After collaborating on the story for Carl Reiner’s The Thrill of It All (1962) and re-writing (with Peter Barnes and Norman Panama) Not With My Wife, You Don’t, Larry once again teamed with fellow Forum author Burt Shevelove on an adaptation of Robert Louis Stevenson’s The Wrong Box (1965), a wickedly funny black comedy about greed, families, mores, and death. The cast included many of the most respected British film actors—in or out of comedy—Michael Caine, Ralph Richardson, John Mills, Peter Sellers, Peter Cook and Dudley Moore. Directed by Bryan Forbes, The Wrong Box is that rarity of rarities, it seems: a cult film of true quality.
Larry’s film output went on hiatus until near the end of his M*A*S*H years, when he adapted Avery Corman’s novel, Oh, God!, for the screen. Initially, he envisioned Mel Brooks and Woody Allen to play God and Jerry (the roles eventually played by George Burns and John Denver). Carl Reiner directed the story of God’s continued interest in humanity, which became an instant classic because, as Pat Marshall pointed out to her husband, “It’s what everyone wants to believe.”

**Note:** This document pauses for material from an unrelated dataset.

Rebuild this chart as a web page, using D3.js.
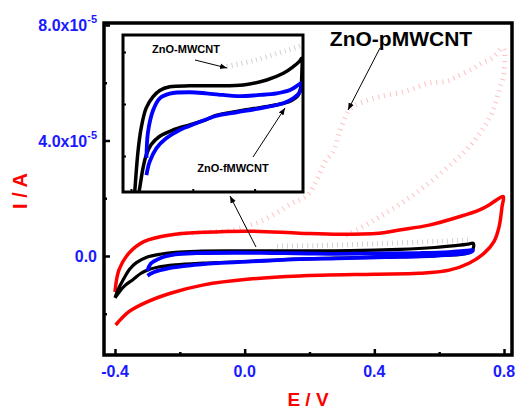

Hearkening back to his childhood experiences sitting through triple features each Saturday afternoon (“today they’d call it a film festival”), Larry and Sheldon Keller embarked on a loving send-up of 1930s and ‘40s film writing titled Movie Movie (1978). Directed by Stanley Donen, Movie Movie combines two short films and a coming attractions reel that not only recall Larry’s past, but also figure into later projects like the musical City of Angels.
After Movie Movie, Larry’s next triumph would come in the hugely popular classic Tootsie (1982). By now the story of Michael Dorsey/Dorothy Michaels is legend, as is the story of the making of the film. All involved—Larry, director Sydney Pollack and star Dustin Hoffman—sweated each change because they knew how special the project was.
With the exception of Blame It on Rio (1983), also directed by Stanley Donen, the remainder of Larry’s later screenplays have intersected the medium of television, specifically in the form of made-for-cable ventures such as the adaptation of his own Mastergate (Showtime, 1992), the highly regarded Barbarians at the Gate (HBO, 1993), and the upcoming Weapons of Mass Distraction (HBO, 1997). The success of these films demonstrates the truth in Larry’s observation that much of his satire arises from a desire to show the politician (or CEO) “how disappointed I am in you.” It also demonstrates what might be said of Larry’s entire career, that “He never met a medium he didn’t like.”